Missions also change. The anti-shipping mission was given to aircraft. Hiding nuclear missiles, or sinking Soviet ships, became the missions (though I suppose the Soviets would have said "sinking NATO ships") and the former required, the latter demanded, that submerged sailing dominate one's choices. So the hull and appurtenances were designed to best support that.
Since the power available is the same, a nuclear sub could be designed to travel best on the surface, but even if the modern missions did not need submerged sailing, one would wonder WHY one would want a sub to spend a lot of its life on the surface as there are already ship types that can do anything it is able to do hugely better than a surfaced sub ever could.
So, the reason why they are faster underwater is that since we made nuclear power an option, every design consideration has been made with that mode as the ONLY mode of interest. (With the understood exception of how one is to enter and exit the ship.)
An aside, since the absolutely large interest around the world in diesel submarines has been mentioned, one might point out two things:
There is no nuclear-powered submarine that can be quieter than a modern electrical-powered submarine.

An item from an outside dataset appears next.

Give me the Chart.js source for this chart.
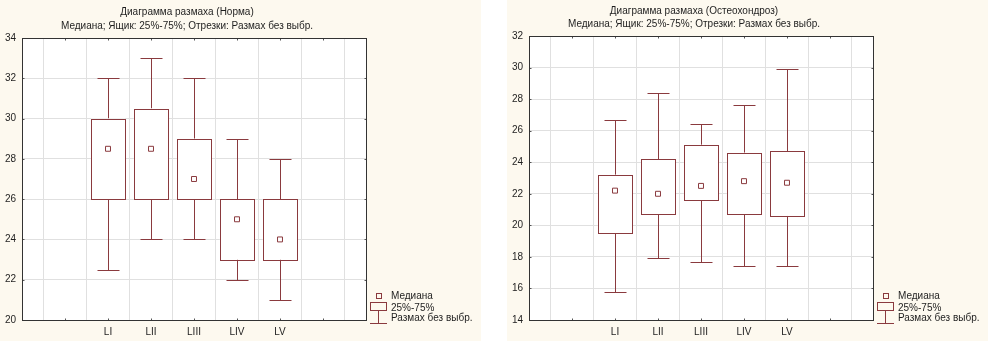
<!DOCTYPE html>
<html>
<head>
<meta charset="utf-8">
<script src="https://cdn.jsdelivr.net/npm/chart.js@4"></script>
<style>
  html, body { margin: 0; padding: 0; background: #ffffff; width: 988px; height: 343px; overflow: hidden; }
  .panel { position: absolute; top: 0; width: 481px; height: 341px; background: #fdf9ef; }
  #p1 { left: 0; }
  #p2 { left: 507px; }
</style>
</head>
<body>
<div class="panel" id="p1"><canvas id="c1" width="481" height="341"></canvas></div>
<div class="panel" id="p2"><canvas id="c2" width="481" height="341"></canvas></div>
<script>
// ---- data ----
const categories = ['LI', 'LII', 'LIII', 'LIV', 'LV'];
const categoryPositions = [2, 3, 4, 5, 6];

const normTitle = ['Диаграмма размаха (Норма)', 'Медиана; Ящик: 25%-75%; Отрезки: Размах без выбр.'];
const normMin = [22.5, 24, 24, 22, 21];
const normQ1 = [26, 26, 26, 23, 23];
const normMedian = [28.5, 28.5, 27, 25, 24];
const normQ3 = [30, 30.5, 29, 26, 26];
const normMax = [32, 33, 32, 29, 28];
const normYRange = [20, 34];

const osteoTitle = ['Диаграмма размаха (Остеохондроз)', 'Медиана; Ящик: 25%-75%; Отрезки: Размах без выбр.'];
const osteoMin = [15.8, 17.9, 17.7, 17.4, 17.4];
const osteoQ1 = [19.5, 20.7, 21.6, 20.7, 20.6];
const osteoMedian = [22.2, 22.0, 22.5, 22.8, 22.7];
const osteoQ3 = [23.2, 24.2, 25.1, 24.6, 24.7];
const osteoMax = [26.7, 28.4, 26.4, 27.6, 29.9];
const osteoYRange = [14, 32];

const xRange = [0, 8];
const yStep = 2;
const legendLabels = ['Медиана', '25%-75%', 'Размах без выбр.'];

// ---- styles ----
const MAROON = '#8a3a3e';
const FONT = 'Arial, "Liberation Sans", sans-serif';
const TEXT = '#1e1e1e';
const FS = 10;

function makeChart(canvasId, title, mins, q1s, meds, q3s, maxs, yRange, topPad, titleY) {
  const boxData = categoryPositions.map((x, i) => ({ x: x, y: [q1s[i], q3s[i]] }));
  const medData = categoryPositions.map((x, i) => ({ x: x, y: meds[i] }));

  const decor = {
    id: 'decor',
    beforeDraw(chart) {
      const ctx = chart.ctx, a = chart.chartArea;
      ctx.save();
      ctx.fillStyle = '#ffffff';
      ctx.fillRect(a.left, a.top, a.right - a.left, a.bottom - a.top);
      ctx.restore();
    },
    beforeDatasetsDraw(chart) {
      const ctx = chart.ctx;
      const xs = chart.scales.x, ys = chart.scales.y;
      const slot = xs.getPixelForValue(1) - xs.getPixelForValue(0);
      const capHalf = Math.round(slot * 0.26);
      ctx.save();
      ctx.strokeStyle = MAROON;
      ctx.lineWidth = 1;
      categoryPositions.forEach((xv, i) => {
        const x = Math.round(xs.getPixelForValue(xv)) + 0.5;
        const yMax = Math.round(ys.getPixelForValue(maxs[i])) + 0.5;
        const yQ3 = ys.getPixelForValue(q3s[i]);
        const yQ1 = ys.getPixelForValue(q1s[i]);
        const yMin = Math.round(ys.getPixelForValue(mins[i])) + 0.5;
        ctx.beginPath();
        ctx.moveTo(x, yMax); ctx.lineTo(x, yQ3);
        ctx.moveTo(x, yQ1); ctx.lineTo(x, yMin);
        ctx.moveTo(x - capHalf, yMax); ctx.lineTo(x + capHalf, yMax);
        ctx.moveTo(x - capHalf, yMin); ctx.lineTo(x + capHalf, yMin);
        ctx.stroke();
      });
      ctx.restore();
    },
    afterDatasetsDraw(chart) {
      const ctx = chart.ctx;
      const meta = chart.getDatasetMeta(1);
      ctx.save();
      ctx.strokeStyle = MAROON;
      ctx.lineWidth = 1;
      meta.data.forEach(el => {
        const p = el.getProps(['x', 'y', 'base', 'width'], true);
        const l = Math.round(p.x - p.width / 2) + 0.5;
        const r = Math.round(p.x + p.width / 2) + 0.5;
        const t = Math.round(Math.min(p.y, p.base)) + 0.5;
        const b = Math.round(Math.max(p.y, p.base)) + 0.5;
        ctx.strokeRect(l, t, r - l, b - t);
      });
      ctx.restore();
    },
    afterDraw(chart) {
      const ctx = chart.ctx, a = chart.chartArea;
      const xs = chart.scales.x, ys = chart.scales.y;
      const L = Math.round(a.left) + 0.5, T = Math.round(a.top) + 0.5;
      const R = Math.round(a.right) + 0.5, B = Math.round(a.bottom) + 0.5;
      ctx.save();
      // small inward tick marks on the frame
      ctx.strokeStyle = '#555555';
      ctx.lineWidth = 1;
      ctx.beginPath();
      xs.ticks.forEach(t => {
        const x = Math.round(xs.getPixelForValue(t.value)) + 0.5;
        ctx.moveTo(x, T); ctx.lineTo(x, T + 2);
        ctx.moveTo(x, B); ctx.lineTo(x, B - 2);
      });
      ys.ticks.forEach(t => {
        const y = Math.round(ys.getPixelForValue(t.value)) + 0.5;
        ctx.moveTo(L, y); ctx.lineTo(L + 2, y);
        ctx.moveTo(R, y); ctx.lineTo(R - 2, y);
      });
      ctx.stroke();
      // frame
      ctx.strokeStyle = '#333333';
      ctx.strokeRect(L, T, R - L, B - T);
      // title
      ctx.fillStyle = TEXT;
      ctx.font = FS + 'px ' + FONT;
      ctx.textAlign = 'center';
      ctx.textBaseline = 'middle';
      const cx = (a.left + a.right) / 2 - 7;
      ctx.fillText(title[0], cx, titleY[0]);
      ctx.fillText(title[1], cx, titleY[1]);
      // legend
      const lx = Math.round(a.right) + 4;
      const ly = Math.round(a.bottom);
      ctx.textAlign = 'left';
      ctx.fillText(legendLabels[0], lx + 21, ly - 24);
      ctx.fillText(legendLabels[1], lx + 21, ly - 12);
      ctx.fillText(legendLabels[2], lx + 21, ly - 2);
      ctx.strokeStyle = MAROON;
      ctx.strokeRect(lx + 6.5, ly - 26.5, 5, 5);
      ctx.strokeRect(lx + 0.5, ly - 17.5, 16, 8);
      ctx.beginPath();
      ctx.moveTo(lx + 8.5, ly - 9.5); ctx.lineTo(lx + 8.5, ly + 3.5);
      ctx.moveTo(lx, ly + 3.5); ctx.lineTo(lx + 17, ly + 3.5);
      ctx.stroke();
      ctx.restore();
    }
  };

  return new Chart(document.getElementById(canvasId), {
    data: {
      datasets: [
        {
          type: 'scatter',
          label: 'Медиана',
          data: medData,
          pointStyle: 'rect',
          radius: 3.5,
          hoverRadius: 3.5,
          borderWidth: 1,
          borderColor: MAROON,
          backgroundColor: '#ffffff',
          order: 0
        },
        {
          type: 'bar',
          label: '25%-75%',
          data: boxData,
          backgroundColor: '#ffffff',
          borderColor: 'rgba(0,0,0,0)',
          borderWidth: 0,
          borderSkipped: false,
          categoryPercentage: 1,
          barPercentage: 0.8,
          order: 1
        }
      ]
    },
    options: {
      responsive: false,
      animation: false,
      events: [],
      layout: { padding: { left: 0, right: 115, top: topPad, bottom: 0 } },
      plugins: { legend: { display: false }, title: { display: false }, tooltip: { enabled: false } },
      scales: {
        x: {
          type: 'linear',
          min: xRange[0], max: xRange[1],
          offset: false,
          afterFit(s) { s.height = 21; },
          ticks: {
            stepSize: 1,
            autoSkip: false,
            maxRotation: 0,
            padding: 6,
            color: TEXT,
            font: { family: FONT, size: FS },
            callback(v) {
              const i = categoryPositions.indexOf(v);
              return i >= 0 ? categories[i] : '';
            }
          },
          grid: {
            color: '#e0e0e0',
            borderDash: [1, 2],
            drawTicks: false
          },
          border: { display: false }
        },
        y: {
          type: 'linear',
          min: yRange[0], max: yRange[1],
          afterFit(s) { s.width = 22; },
          ticks: {
            stepSize: yStep,
            padding: 6,
            color: TEXT,
            font: { family: FONT, size: FS }
          },
          grid: {
            color: '#e0e0e0',
            borderDash: [1, 2],
            drawTicks: false
          },
          border: { display: false }
        }
      }
    },
    plugins: [decor]
  });
}

makeChart('c1', normTitle, normMin, normQ1, normMedian, normQ3, normMax, normYRange, 38, [12, 26]);
makeChart('c2', osteoTitle, osteoMin, osteoQ1, osteoMedian, osteoQ3, osteoMax, osteoYRange, 36, [11, 24]);
</script>
</body>
</html>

Bearing in mind that nukes CAN and do run off their batteries that does not mean they have a weakness here, but for nations that care to spend their money differently, or that refuse to use nuclear power, a modern diesel-powered submarine is absolutely a wonderful thing for coastal/national waters missions. Few of these nations are trying to project power ten thousand miles and for months on end. But they are still slower under water than above it. And so is a nuclear sub when running on its electrical power.
It's still all about the power you can deliver, nothing else. All the rest becomes choices. Nuclear power plants are amazing in an unexpected way: they overwhelm the situation. Usually, folks make dollar-based decisions and so one would never expect something that so overwhelms the most one can even unreasonably require. Different main engine, in whatever ways one would need to change it, and a submarine could go as fast as an aircraft carrier while submerged. And on the surface. Subs have gotten much bigger over the decades, but still never outstripped the power plants available. There is simply no condition in normal, non-damaged operation in which the ship's power plant can't provide flank speed. Well, I never experienced 100% power when running flat out at the max shaft revs allowed. You just don't see that in the engineering world too often. And still quiet enough to position oneself to attack 30+ knot Soviet cruisers racing out of the bottle to open sea (missile sub, in the fantasy that we'd've survived a missile launch when the Soviet backshot would reach us before or right about when the last missile bumped out of its tube, not an attack sub, so we weren't chasing those cruisers down, just placing ourselves and taking shots... if war had happened). Much better positioning than a 3-4 knot electric engine driven diesel sub and all due to our nuclear power plant.